Еще один визит, запечатленный моим подсознанием до конца жизни. Какое памятное свидание, когда мы познакомились, скорее, говоря его языком, мы друг друга
Беседуя о «Нумансии», мы сошлись в мыслях о значении жеста, возможностях тела, пластики речи, важности согласных, недоверии к гласным — их всегда слишком растягивают, просодии разговорного языка, — ямбе и анапесте, искусстве дыхания. Он рассказывает мне о японском театре, подбадривает и даже говорит: «Как жаль, что мы не встретились на сорок лет раньше».
Уходя от него, я ликовал. Он дал мне сильнейший импульс. Моя робость очень быстро прошла, и я увидел в нем простого человека, умеющего мыслить как настоящий театральный деятель, художника, такого же неудовлетворенного, как и я, моего товарища-сверстника, которого волнуют те же проблемы, что и меня. Короче, человека сильных страстей. Он поделился со мной всеми своими находками, наблюдениями, идеями. Ему было лет шестьдесят девять, мне двадцать семь. Этот контакт, сразу же уста новившийся между нами, привел меня в восторг, рождая желание благодарить всех и вся — бога, жизнь, первого встречного.
Дюллен тоже смотрел и полюбил «Нумансию»; И простил меня. Я возобновил привычку видеться с ним. Мадлен по-прежнему жила в своем особняке-бастионе. Ночью я рисовал «восьмерки», ожидая на улице светового сигнала из окна ванной комнаты, чтобы войти в дом. Малейшая необычная деталь, и я холодел от ревности. Мадлен ликовала. Она чувствовала себя в своей стихии.

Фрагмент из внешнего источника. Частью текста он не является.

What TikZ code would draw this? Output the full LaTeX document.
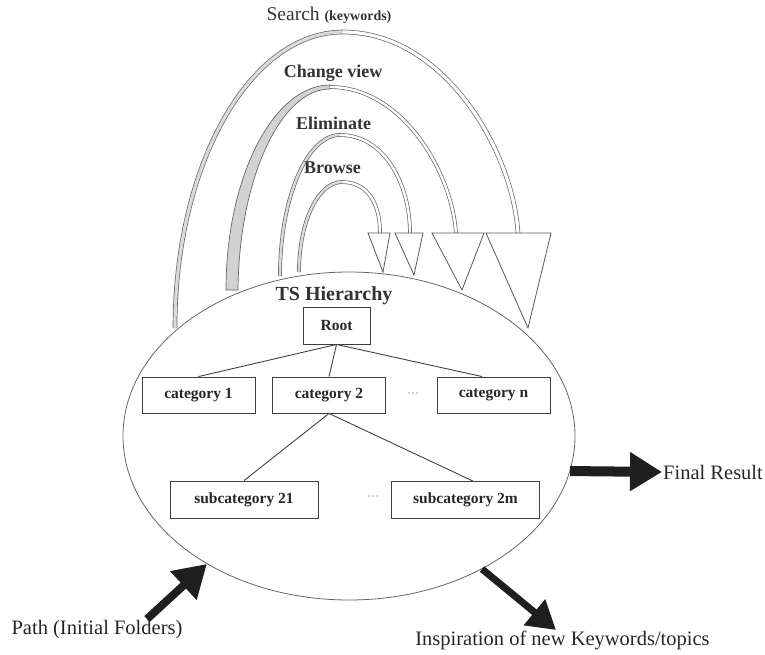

В один прекрасный день она мне звонит:
— Можешь сейчас прийти?
— Сию минуту?
— Да.
Прихожу. У нее какие-то мужчины. Она покидает свой особняк — продала мебель, розовую обивку и занавески из стекляруса. Порывает с прежней жизнью. Мы уезжаем вместе, чтобы больше не расставаться. «Мое дитя из глубины веков» медлило почти два года, прежде чем ответить на призыв, брошенный мною на лугу в Дофине. И она ответила, отдавшись мне без остатка.